AFSPA doesn’t provide legal cover to troops indulging in rape, loot or any such headline-making activity.
As 350 Indian Army soldiers petitioned the Supreme Court not to dilute the Armed Forces Special Powers Act (AFSPA), it is important to understand how it came into force in India. It was not created to give immunity to the Indian military to kill.
The legal process and constitutional provisions dictate that only an officer of the level of sub-divisional magistrate (SDM) or above can give written orders for the Army to open fire at an unruly mob or armed civilians disturbing peace. But it is impossible, and illogical, for the SDM to be present at all times when bullets are likely to fly in an insurgency or terrorism-affected area. And bullets can fly at any time, such is the unpredictable nature of an insurgency.
This was the context in which the Armed Forces Special Powers Act (AFSPA) came into being in the late 1950s due to insurgencies in northeast India. It was later extended to Jammu and Kashmir in 1990, to legally equip the Army against the menace of terrorism.
AFSPA is always in the news, with battle lines being drawn rather sharply. The debate is extremely polarised, but that is the nature of political polemics in India. Those against AFSPA raise it every once in a while to suit their electoral requirements. It is an issue that raises temperatures. Those supporting it, especially in uniforms, need it because they know the legal framework under which it allows them to operate. And the non-uniformed supporters of AFSPA need it to keep up their campaign against those they consider insufficiently patriotic.
The truth is that AFSPA is simply an enabling act. It works to allow the Army to operate in an area it has been called into, conduct operations, and open fire, if required, to control the situation. In crowd-control situations, there are strict standard operating procedures in terms of how fire is to be used, like below the knees etc. In an insurgency situation, the Army doesn’t have that luxury.
Constitutionally, tackling insurgencies is the task of the civil and police administrations. But since our Independence, India has depended on its Army for tackling various insurgencies for the simple reason that the Army has the capacity, leadership, ethos, and cohesion to handle the continued stress that an insurgency imposes.
The Army can, and will, only operate in an area covered by AFSPA. Various districts of a state are covered by AFSPA since any insurgency covers a vast area of an affected state. An insurgent could, theoretically and legally, engage the Army in a firefight in a particular district/tehsil and move into the adjoining area if it wasn’t covered by AFSPA, thus preventing troops from chasing him. That is why it is impossible to penny pick which area to keep out of AFSPA.
It must be remembered at all times that AFSPA doesn’t allow the Army to rape or cover any other violation of civil law.
Contrary to what the naysayers would like the country to believe, AFSPA doesn’t provide legal cover to troops engaged in counter-insurgency operations from indulging in rape, loot or any such headline-making activity.
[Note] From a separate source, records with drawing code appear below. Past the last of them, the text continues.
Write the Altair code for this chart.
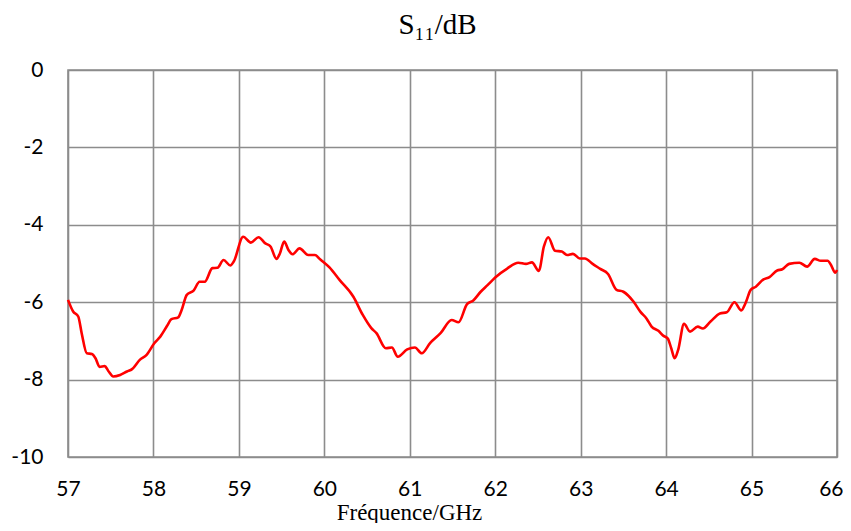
import altair as alt
import pandas as pd

freq = [57.00, 57.06, 57.12, 57.16, 57.22, 57.28, 57.32, 57.37, 57.43, 57.47,
        57.53, 57.61, 57.69, 57.75, 57.84, 57.92, 58.01, 58.08, 58.16, 58.21,
        58.29, 58.33, 58.39, 58.47, 58.54, 58.60, 58.69, 58.75, 58.82, 58.90,
        58.94, 59.05, 59.14, 59.23, 59.31, 59.37, 59.44, 59.48, 59.53, 59.58,
        59.63, 59.71, 59.81, 59.89, 59.95, 60.06, 60.18, 60.34, 60.45, 60.55,
        60.61, 60.72, 60.79, 60.86, 60.97, 61.06, 61.14, 61.24, 61.36, 61.49,
        61.57, 61.67, 61.74, 61.83, 61.91, 62.00, 62.14, 62.27, 62.36, 62.43,
        62.51, 62.57, 62.62, 62.70, 62.78, 62.84, 62.91, 62.99, 63.05, 63.14,
        63.23, 63.32, 63.42, 63.50, 63.62, 63.70, 63.77, 63.83, 63.91, 63.97,
        64.02, 64.06, 64.10, 64.14, 64.21, 64.28, 64.37, 64.43, 64.52, 64.63,
        64.71, 64.80, 64.88, 64.93, 64.99, 65.05, 65.14, 65.21, 65.30, 65.36,
        65.44, 65.56, 65.65, 65.74, 65.81, 65.89, 65.93, 65.98, 66.00]

s11 = [-5.94, -6.24, -6.37, -6.80, -7.32, -7.34, -7.44, -7.67, -7.65, -7.77,
       -7.92, -7.88, -7.79, -7.73, -7.49, -7.36, -7.06, -6.89, -6.61, -6.44,
       -6.39, -6.20, -5.81, -5.70, -5.47, -5.47, -5.12, -5.11, -4.91, -5.05,
       -4.95, -4.31, -4.46, -4.32, -4.48, -4.56, -4.88, -4.74, -4.43, -4.65,
       -4.76, -4.61, -4.78, -4.78, -4.89, -5.10, -5.43, -5.86, -6.33, -6.67,
       -6.80, -7.19, -7.17, -7.41, -7.22, -7.17, -7.32, -7.05, -6.80, -6.46,
       -6.52, -6.05, -5.96, -5.73, -5.56, -5.36, -5.13, -4.98, -5.01, -4.97,
       -5.19, -4.56, -4.32, -4.67, -4.69, -4.78, -4.75, -4.87, -4.87, -5.01,
       -5.14, -5.27, -5.68, -5.73, -5.99, -6.25, -6.42, -6.63, -6.74, -6.87,
       -6.94, -7.19, -7.45, -7.24, -6.56, -6.76, -6.63, -6.68, -6.50, -6.29,
       -6.26, -6.00, -6.21, -6.02, -5.68, -5.60, -5.41, -5.35, -5.18, -5.15,
       -5.01, -4.98, -5.08, -4.88, -4.93, -4.93, -5.04, -5.24, -5.17]

x_ticks = [57, 58, 59, 60, 61, 62, 63, 64, 65, 66]
y_ticks = [0, -2, -4, -6, -8, -10]

df = pd.DataFrame({"freq": freq, "s11": s11})

grid = "#8c8c8c"

chart = alt.Chart(df).mark_line(
    color="#ff0000", strokeWidth=2.6, interpolate="monotone"
).encode(
    x=alt.X("freq:Q",
            scale=alt.Scale(domain=[57, 66], nice=False, zero=False),
            axis=alt.Axis(values=x_ticks, title="Fréquence/GHz",
                          titleFont="Liberation Serif", titleFontSize=23,
                          titleFontWeight="normal", titleColor="#000000",
                          titleX=341, titleY=62, titleAlign="center",
                          titleBaseline="alphabetic", titleAnchor="start",
                          labelFont="Lato", labelFontSize=21, labelColor="#000000",
                          labelPadding=21, labelFlush=False, labelBound=False,
                          labelOverlap=False,
                          labelAlign={"condition": {"test": "datum.value == 66", "value": "right"},
                                      "value": "center"},
                          labelOffset={"condition": {"test": "datum.value == 66", "value": 6},
                                       "value": 0},
                          labelExpr="replace(datum.label, '\u2212', '-')",
                          ticks=False, domain=False,
                          gridColor=grid, gridWidth=1.6, gridOpacity=1)),
    y=alt.Y("s11:Q",
            scale=alt.Scale(domain=[-10, 0], nice=False, zero=False),
            axis=alt.Axis(values=y_ticks, title=None,
                          labelFont="Lato", labelFontSize=21, labelColor="#000000",
                          labelPadding=25, labelFlush=False, labelBound=False,
                          labelOverlap=False,
                          labelExpr="replace(datum.label, '\u2212', '-')",
                          ticks=False, domain=False,
                          gridColor=grid, gridWidth=1.6, gridOpacity=1)),
).properties(
    width=769,
    height=387,
    title=alt.TitleParams("S₁₁/dB", font="Liberation Serif", fontSize=29,
                          fontWeight="normal", color="#000000", offset=19,
                          anchor="middle", dx=-15),
    autosize=alt.AutoSizeParams(type="none"),
    padding={"left": 60, "top": 62, "right": 6, "bottom": 66},
).configure_view(
    stroke=grid, strokeWidth=1.6
)

chart.save("out.html", embed_options={"renderer": "svg", "actions": False})
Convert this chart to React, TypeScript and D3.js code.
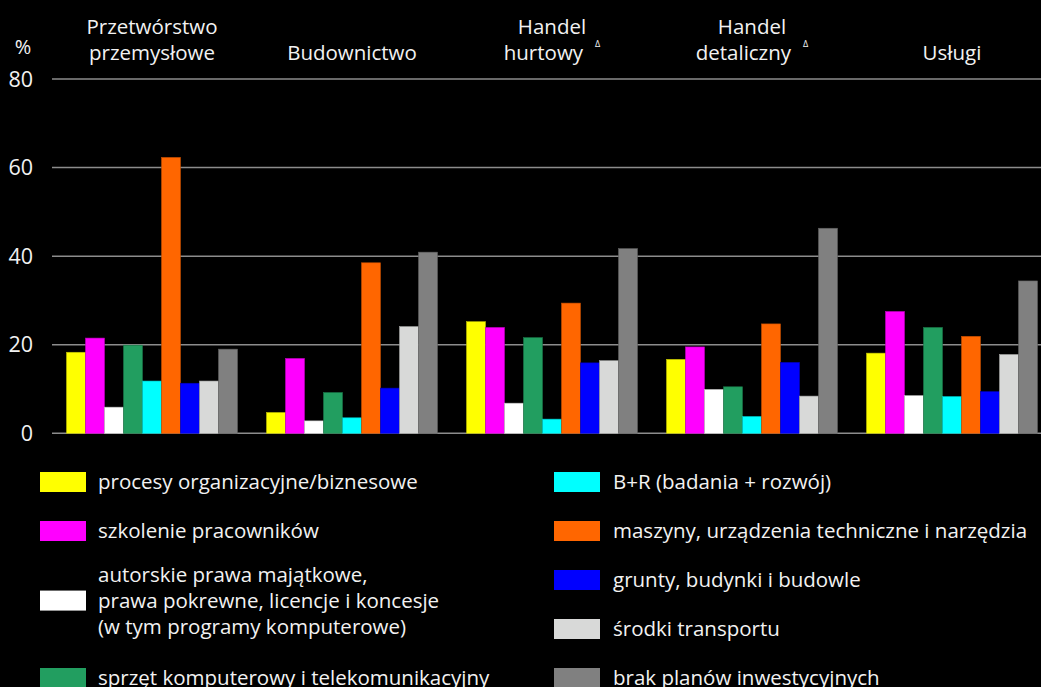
import React from "react";
import * as d3 from "d3";

const categories = ["Przetwórstwo przemysłowe", "Budownictwo", "Handel hurtowy", "Handel detaliczny", "Usługi"];
const categoryLines: string[][] = [["Przetwórstwo", "przemysłowe"], ["Budownictwo"], ["Handel", "hurtowy"], ["Handel", "detaliczny"], ["Usługi"]];
const categoryMark = [false, false, true, true, false];

const seriesNames = [
  "procesy organizacyjne/biznesowe",
  "szkolenie pracowników",
  "autorskie prawa majątkowe, prawa pokrewne, licencje i koncesje (w tym programy komputerowe)",
  "sprzęt komputerowy i telekomunikacyjny",
  "B+R (badania + rozwój)",
  "maszyny, urządzenia techniczne i narzędzia",
  "grunty, budynki i budowle",
  "środki transportu",
  "brak planów inwestycyjnych",
];
const legendLines: string[][] = [
  ["procesy organizacyjne/biznesowe"],
  ["szkolenie pracowników"],
  ["autorskie prawa majątkowe,", "prawa pokrewne, licencje i koncesje", "(w tym programy komputerowe)"],
  ["sprzęt komputerowy i telekomunikacyjny"],
  ["B+R (badania + rozwój)"],
  ["maszyny, urządzenia techniczne i narzędzia"],
  ["grunty, budynki i budowle"],
  ["środki transportu"],
  ["brak planów inwestycyjnych"],
];
const seriesColors = ["#ffff00", "#ff00ff", "#ffffff", "#229e60", "#00ffff", "#ff6600", "#0000ff", "#d8d9d8", "#808080"];

// values[series][category]
const values: number[][] = [
  [18.3, 4.7, 25.2, 16.7, 18.1],
  [21.5, 16.9, 23.9, 19.5, 27.5],
  [5.9, 2.8, 6.8, 9.9, 8.5],
  [19.9, 9.2, 21.6, 10.5, 23.9],
  [11.8, 3.5, 3.2, 3.8, 8.3],
  [62.3, 38.5, 29.4, 24.7, 21.9],
  [11.3, 10.2, 15.9, 16.0, 9.4],
  [11.8, 24.1, 16.4, 8.4, 17.8],
  [19.0, 40.9, 41.7, 46.3, 34.4],
];
const yTicks = [0, 20, 40, 60, 80];

const W = 1041;
const H = 687;
const FONT = "'Open Sans', 'Noto Sans', sans-serif";

export default function App() {
  React.useEffect(() => {
    document.body.style.margin = "0";
    document.body.style.background = "#000";
  }, []);

  const x0 = d3.scaleBand<string>().domain(categories).range([52, 1052]).padding(0);
  const x1 = d3.scaleBand<string>().domain(seriesNames).range([14.5, 185.5]).padding(0);
  const y = d3.scaleLinear().domain([0, 80]).range([433.3, 79]);

  const legendCols = [
    { sw: 40, tx: 98, items: [0, 1, 2, 3], slots: [0, 1, 2.42, 4] },
    { sw: 554, tx: 613, items: [4, 5, 6, 7, 8], slots: [0, 1, 2, 3, 4] },
  ];

  return (
    <svg width={W} height={H} style={{ position: "absolute", left: 0, top: 0, background: "#000" }} fontFamily={FONT}>
      <rect x={0} y={0} width={W} height={H} fill="#000" />
      {yTicks.map((t) => (
        <g key={t}>
          <line x1={52} x2={W} y1={y(t)} y2={y(t)} stroke="#8c8c8c" strokeWidth={1.5} />
          <text x={33} y={y(t)} dy="0.36em" textAnchor="end" fill="#f2f2f2" fontSize={21.5}>
            {t}
          </text>
        </g>
      ))}
      <text x={23} y={54} textAnchor="middle" fill="#f2f2f2" fontSize={20}>%</text>
      {categories.map((c, ci) => {
        const cx = (x0(c) as number) + x0.bandwidth() / 2;
        const lines = categoryLines[ci];
        return (
          <text key={c} x={cx} textAnchor="middle" fill="#f2f2f2" fontSize={20.5}>
            {lines.map((l, li) => (
              <tspan key={li} x={cx} y={60 - (lines.length - 1 - li) * 26}>
                {l}
                {categoryMark[ci] && li === lines.length - 1 ? (
                  <tspan fontSize={9} dy={-13} dx={12}>Δ</tspan>
                ) : null}
              </tspan>
            ))}
          </text>
        );
      })}
      {categories.map((c, ci) => (
        <g key={c} transform={`translate(${x0(c)},0)`}>
          {seriesNames.map((s, si) => {
            const v = values[si][ci];
            return (
              <rect
                key={s}
                x={x1(s) as number}
                y={y(v)}
                width={x1.bandwidth()}
                height={y(0) - y(v)}
                fill={seriesColors[si]}
                stroke={d3.color(seriesColors[si])!.darker(0.8).formatHex()}
                strokeWidth={0.6}
              />
            );
          })}
        </g>
      ))}
      {legendCols.map((col, k) => (
        <g key={k}>
          {col.items.map((si, j) => {
            const cy = 482 + col.slots[j] * 49;
            const lines = legendLines[si];
            return (
              <g key={si}>
                <rect x={col.sw} y={cy - 10} width={46} height={20} fill={seriesColors[si]} />
                <text fill="#f2f2f2" fontSize={20.5}>
                  {lines.map((l, li) => (
                    <tspan key={li} x={col.tx} y={cy + 7 + (li - (lines.length - 1) / 2) * 26}>
                      {l}
                    </tspan>
                  ))}
                </text>
              </g>
            );
          })}
        </g>
      ))}
    </svg>
  );
}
Any military violator of CrPC/IPC can be brought to book, and there have been many instances where they have been.
In the 1990s, there was the famous case of the ‘Ketchup colonel’ who used to fake encounters in Kashmir to get gallantry awards. He made poor shepherds pose as corpses, smeared ketchup on them and accused them of being terrorists. He was convicted under the CrPC.
Crime, even under an AFSPA area, remains a crime and doesn’t get covered up.
A jawan who had raped a Kashmiri civilian in Anantnag district in the 1990s was tried and sentenced within three months. Any allegation of rape is tried under the field law of the Army and the officer or soldier can be court-martialed faster than any conviction in a civil crime.
The various officers convicted of fake encounters are an example that AFSPA doesn’t sanction violations of law. It simply enables troops to open fire without requiring a signed document from the SDM. Those living in districts know how long SDMs take to sign documents, and if that was the case in an insurgency, the terrorists would have escaped from the site of action.
During military training, the condition under which the civilian authority brings in the Army to tackle disturbances is a subject that is taught and tested. Promotion exams for military officers have sections that deal with the Army and the conditions under which it can open fire on unarmed or armed people, such as terrorists and insurgents. The exam also includes specific questions on AFSPA, its origins, what it means, why it was instituted as an act and the areas where it is in force. This illustrates that our armed forces are not oblivious to the gravity of law and the limitations that the law imposes on their activities.
Manvendra Singh is editor-in-chief of Defence & Security Alert. He is presently a BJP MLA in the Rajasthan assembly and former member of the Parliament Standing Committee on Defence.